Given task
Only the number is needed: how many lines of the records include "script"?

Source code of charts
⟨

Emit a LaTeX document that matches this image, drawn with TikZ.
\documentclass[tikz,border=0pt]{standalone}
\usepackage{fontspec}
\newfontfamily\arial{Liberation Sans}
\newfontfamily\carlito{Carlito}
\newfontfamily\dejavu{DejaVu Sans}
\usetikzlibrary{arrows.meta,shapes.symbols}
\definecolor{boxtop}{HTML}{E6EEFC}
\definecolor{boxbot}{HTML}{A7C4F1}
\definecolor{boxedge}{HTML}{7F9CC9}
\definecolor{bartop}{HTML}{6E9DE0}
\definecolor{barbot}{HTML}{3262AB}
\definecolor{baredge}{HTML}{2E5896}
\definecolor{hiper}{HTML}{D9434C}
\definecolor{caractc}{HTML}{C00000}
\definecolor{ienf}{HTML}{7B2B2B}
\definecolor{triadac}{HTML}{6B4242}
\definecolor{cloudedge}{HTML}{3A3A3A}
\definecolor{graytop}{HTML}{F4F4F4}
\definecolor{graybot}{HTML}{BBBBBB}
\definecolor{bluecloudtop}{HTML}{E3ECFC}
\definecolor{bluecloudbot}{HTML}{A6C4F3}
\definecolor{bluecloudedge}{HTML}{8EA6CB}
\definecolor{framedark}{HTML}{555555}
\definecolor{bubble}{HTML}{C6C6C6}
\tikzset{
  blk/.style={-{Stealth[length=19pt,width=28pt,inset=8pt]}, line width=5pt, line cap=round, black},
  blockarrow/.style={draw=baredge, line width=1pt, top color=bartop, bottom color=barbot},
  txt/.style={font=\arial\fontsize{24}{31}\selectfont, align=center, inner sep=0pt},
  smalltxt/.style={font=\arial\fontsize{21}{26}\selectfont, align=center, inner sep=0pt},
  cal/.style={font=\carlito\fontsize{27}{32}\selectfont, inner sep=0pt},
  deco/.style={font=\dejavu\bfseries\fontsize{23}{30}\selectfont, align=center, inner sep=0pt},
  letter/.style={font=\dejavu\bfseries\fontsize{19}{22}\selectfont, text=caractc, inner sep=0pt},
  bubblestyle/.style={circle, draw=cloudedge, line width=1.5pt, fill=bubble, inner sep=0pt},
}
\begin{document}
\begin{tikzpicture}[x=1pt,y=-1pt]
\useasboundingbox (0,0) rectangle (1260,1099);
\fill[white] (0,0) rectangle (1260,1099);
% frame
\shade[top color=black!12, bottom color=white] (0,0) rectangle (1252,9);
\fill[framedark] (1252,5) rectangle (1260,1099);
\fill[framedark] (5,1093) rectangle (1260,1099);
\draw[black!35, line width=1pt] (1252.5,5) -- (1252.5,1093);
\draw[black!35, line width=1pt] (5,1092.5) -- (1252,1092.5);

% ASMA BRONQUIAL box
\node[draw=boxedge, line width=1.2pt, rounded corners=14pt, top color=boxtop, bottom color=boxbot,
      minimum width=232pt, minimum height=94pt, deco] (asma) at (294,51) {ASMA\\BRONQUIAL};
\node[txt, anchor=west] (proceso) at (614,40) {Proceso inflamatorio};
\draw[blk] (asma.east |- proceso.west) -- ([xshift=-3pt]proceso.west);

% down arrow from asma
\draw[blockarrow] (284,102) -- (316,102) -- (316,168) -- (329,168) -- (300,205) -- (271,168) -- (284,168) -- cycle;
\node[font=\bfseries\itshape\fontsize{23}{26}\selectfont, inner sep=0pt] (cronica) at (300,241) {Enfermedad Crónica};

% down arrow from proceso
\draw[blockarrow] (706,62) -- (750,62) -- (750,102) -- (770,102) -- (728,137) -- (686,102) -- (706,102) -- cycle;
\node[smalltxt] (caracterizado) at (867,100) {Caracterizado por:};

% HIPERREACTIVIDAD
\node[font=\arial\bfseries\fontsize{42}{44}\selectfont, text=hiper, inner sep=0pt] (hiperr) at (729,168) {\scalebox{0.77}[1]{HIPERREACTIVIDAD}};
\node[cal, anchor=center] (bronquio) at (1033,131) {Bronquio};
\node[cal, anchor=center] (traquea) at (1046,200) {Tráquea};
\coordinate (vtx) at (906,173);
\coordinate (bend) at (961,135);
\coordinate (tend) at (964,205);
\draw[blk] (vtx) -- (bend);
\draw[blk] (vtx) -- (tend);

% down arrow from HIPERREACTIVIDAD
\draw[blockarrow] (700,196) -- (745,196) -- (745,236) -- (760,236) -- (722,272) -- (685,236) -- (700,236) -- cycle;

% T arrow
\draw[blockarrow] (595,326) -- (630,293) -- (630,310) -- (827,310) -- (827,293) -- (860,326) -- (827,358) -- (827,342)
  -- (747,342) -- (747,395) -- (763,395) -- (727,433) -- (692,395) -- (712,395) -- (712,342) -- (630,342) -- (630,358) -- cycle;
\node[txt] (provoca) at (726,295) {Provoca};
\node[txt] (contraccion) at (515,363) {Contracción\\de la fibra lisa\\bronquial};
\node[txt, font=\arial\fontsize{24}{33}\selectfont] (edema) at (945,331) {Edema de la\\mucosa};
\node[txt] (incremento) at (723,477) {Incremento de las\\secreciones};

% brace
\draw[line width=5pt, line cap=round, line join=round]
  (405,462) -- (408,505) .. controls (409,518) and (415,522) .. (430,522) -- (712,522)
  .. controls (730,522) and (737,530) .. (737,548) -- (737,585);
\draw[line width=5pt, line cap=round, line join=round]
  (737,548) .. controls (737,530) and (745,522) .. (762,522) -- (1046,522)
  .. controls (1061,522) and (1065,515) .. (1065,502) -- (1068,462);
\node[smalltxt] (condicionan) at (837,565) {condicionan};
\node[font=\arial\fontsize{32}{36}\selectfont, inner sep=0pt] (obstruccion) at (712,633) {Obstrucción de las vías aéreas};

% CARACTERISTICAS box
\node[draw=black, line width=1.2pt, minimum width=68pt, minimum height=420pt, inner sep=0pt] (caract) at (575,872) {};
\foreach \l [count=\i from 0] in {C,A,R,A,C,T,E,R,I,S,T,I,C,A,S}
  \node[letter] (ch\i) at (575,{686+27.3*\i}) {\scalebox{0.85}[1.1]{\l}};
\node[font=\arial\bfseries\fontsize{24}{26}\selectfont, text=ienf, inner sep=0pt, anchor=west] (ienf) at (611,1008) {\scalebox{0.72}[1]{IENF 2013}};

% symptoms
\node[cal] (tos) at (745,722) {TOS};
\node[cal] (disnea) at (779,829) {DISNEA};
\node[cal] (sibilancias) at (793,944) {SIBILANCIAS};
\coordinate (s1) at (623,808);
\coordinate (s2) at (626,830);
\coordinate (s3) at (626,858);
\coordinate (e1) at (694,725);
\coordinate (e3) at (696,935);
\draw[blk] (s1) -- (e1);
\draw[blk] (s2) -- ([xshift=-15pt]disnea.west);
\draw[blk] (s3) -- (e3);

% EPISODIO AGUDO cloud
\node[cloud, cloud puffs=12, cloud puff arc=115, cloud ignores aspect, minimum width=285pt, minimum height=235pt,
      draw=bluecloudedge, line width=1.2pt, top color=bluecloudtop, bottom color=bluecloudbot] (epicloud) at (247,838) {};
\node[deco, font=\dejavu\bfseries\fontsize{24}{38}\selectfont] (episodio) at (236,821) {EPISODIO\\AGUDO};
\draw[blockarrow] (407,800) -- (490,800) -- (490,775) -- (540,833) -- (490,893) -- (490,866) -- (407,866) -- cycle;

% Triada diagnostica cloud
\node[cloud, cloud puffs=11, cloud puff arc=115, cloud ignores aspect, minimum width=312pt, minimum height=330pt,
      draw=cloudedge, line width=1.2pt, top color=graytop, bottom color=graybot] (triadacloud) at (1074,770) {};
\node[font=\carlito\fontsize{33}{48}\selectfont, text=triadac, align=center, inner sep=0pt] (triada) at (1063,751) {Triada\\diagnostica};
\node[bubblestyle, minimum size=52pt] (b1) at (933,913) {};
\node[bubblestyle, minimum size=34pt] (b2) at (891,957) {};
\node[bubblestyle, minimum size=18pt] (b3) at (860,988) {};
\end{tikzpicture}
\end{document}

⟩
⟨

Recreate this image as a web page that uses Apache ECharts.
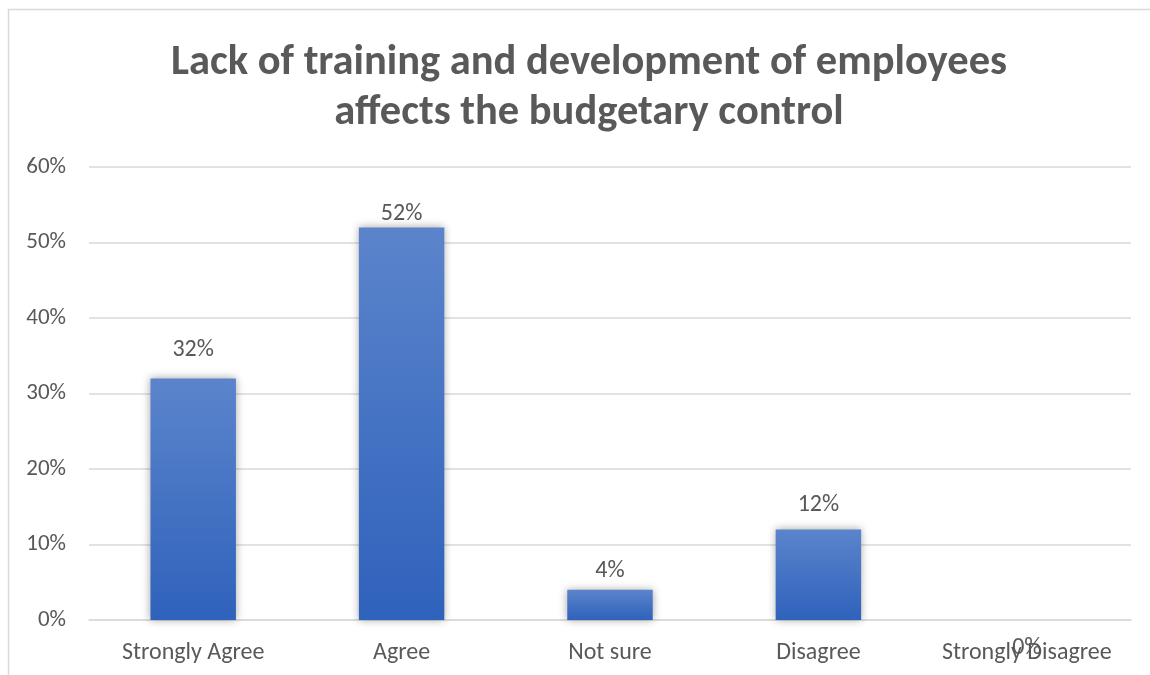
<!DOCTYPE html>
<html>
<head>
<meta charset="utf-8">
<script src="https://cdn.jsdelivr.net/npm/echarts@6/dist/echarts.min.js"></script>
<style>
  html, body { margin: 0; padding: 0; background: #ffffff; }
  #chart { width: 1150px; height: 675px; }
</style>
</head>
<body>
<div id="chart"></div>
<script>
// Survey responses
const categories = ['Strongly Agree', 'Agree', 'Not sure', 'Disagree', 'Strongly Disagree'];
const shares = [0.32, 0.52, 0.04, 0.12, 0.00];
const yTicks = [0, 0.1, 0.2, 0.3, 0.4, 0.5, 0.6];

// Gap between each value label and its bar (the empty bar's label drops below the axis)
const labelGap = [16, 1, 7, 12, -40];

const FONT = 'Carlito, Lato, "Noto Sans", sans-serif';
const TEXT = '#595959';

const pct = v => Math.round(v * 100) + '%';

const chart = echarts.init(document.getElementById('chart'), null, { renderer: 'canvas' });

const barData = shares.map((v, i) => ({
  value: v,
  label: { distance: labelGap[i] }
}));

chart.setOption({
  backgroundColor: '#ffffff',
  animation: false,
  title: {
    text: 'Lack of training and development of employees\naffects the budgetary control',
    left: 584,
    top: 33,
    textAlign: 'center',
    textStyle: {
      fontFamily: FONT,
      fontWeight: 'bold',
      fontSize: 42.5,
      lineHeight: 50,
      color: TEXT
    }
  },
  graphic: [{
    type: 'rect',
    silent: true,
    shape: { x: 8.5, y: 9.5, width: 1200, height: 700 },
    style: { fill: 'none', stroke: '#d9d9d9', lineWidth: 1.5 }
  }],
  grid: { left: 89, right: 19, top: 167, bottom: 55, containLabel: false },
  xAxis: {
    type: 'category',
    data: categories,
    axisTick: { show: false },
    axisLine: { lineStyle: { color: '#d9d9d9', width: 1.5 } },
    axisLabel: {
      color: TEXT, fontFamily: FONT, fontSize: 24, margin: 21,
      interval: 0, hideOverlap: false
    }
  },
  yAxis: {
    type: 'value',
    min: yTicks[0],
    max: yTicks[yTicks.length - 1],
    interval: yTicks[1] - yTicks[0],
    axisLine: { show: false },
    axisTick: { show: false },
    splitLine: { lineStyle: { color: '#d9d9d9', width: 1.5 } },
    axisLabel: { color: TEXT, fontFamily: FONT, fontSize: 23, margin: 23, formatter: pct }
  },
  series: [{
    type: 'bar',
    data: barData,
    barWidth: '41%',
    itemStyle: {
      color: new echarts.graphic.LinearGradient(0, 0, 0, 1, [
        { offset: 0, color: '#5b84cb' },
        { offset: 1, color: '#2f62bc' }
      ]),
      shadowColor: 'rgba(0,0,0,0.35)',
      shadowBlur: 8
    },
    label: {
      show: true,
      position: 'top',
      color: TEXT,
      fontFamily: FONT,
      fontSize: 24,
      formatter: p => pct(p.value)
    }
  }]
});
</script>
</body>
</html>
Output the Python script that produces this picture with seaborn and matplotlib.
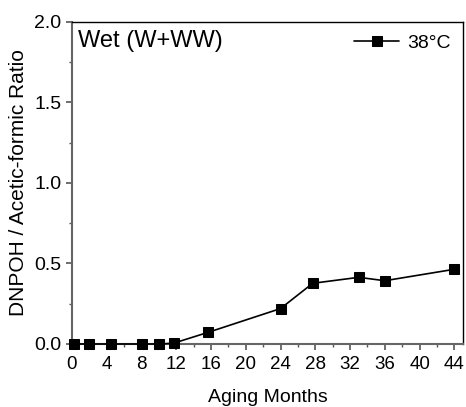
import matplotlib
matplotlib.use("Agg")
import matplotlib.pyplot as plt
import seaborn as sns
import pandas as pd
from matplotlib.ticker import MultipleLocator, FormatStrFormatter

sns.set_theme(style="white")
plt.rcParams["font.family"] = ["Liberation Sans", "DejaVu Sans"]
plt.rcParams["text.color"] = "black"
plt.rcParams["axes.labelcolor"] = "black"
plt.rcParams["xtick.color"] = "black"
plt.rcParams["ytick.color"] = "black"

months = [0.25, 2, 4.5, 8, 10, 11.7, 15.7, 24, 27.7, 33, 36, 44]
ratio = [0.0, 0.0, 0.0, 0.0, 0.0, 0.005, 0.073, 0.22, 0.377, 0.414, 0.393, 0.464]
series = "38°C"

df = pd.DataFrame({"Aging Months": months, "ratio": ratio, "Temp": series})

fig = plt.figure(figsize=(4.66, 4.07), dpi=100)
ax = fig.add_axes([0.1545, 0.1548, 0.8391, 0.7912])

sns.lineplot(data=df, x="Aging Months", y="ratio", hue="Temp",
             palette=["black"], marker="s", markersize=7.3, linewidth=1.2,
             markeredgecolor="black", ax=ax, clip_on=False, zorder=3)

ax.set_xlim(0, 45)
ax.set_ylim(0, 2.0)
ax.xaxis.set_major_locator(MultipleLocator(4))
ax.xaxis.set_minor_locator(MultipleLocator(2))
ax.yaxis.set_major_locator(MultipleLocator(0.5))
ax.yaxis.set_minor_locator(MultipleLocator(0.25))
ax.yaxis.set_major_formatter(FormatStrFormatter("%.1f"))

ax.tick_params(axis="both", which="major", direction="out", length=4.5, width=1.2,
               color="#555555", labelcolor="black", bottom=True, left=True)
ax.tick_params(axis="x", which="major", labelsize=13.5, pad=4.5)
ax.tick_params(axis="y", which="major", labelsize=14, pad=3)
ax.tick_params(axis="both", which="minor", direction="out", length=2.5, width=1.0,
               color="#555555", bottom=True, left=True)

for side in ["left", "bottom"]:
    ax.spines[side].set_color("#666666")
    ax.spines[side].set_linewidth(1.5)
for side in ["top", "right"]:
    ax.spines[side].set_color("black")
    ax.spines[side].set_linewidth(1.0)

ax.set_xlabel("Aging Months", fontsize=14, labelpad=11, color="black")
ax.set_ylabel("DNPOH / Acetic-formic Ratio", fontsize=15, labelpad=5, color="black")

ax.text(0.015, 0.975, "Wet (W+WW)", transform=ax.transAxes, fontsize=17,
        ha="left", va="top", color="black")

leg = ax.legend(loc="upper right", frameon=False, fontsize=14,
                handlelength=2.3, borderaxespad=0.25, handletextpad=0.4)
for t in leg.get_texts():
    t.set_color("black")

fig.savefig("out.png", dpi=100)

⟩

Worked answer
4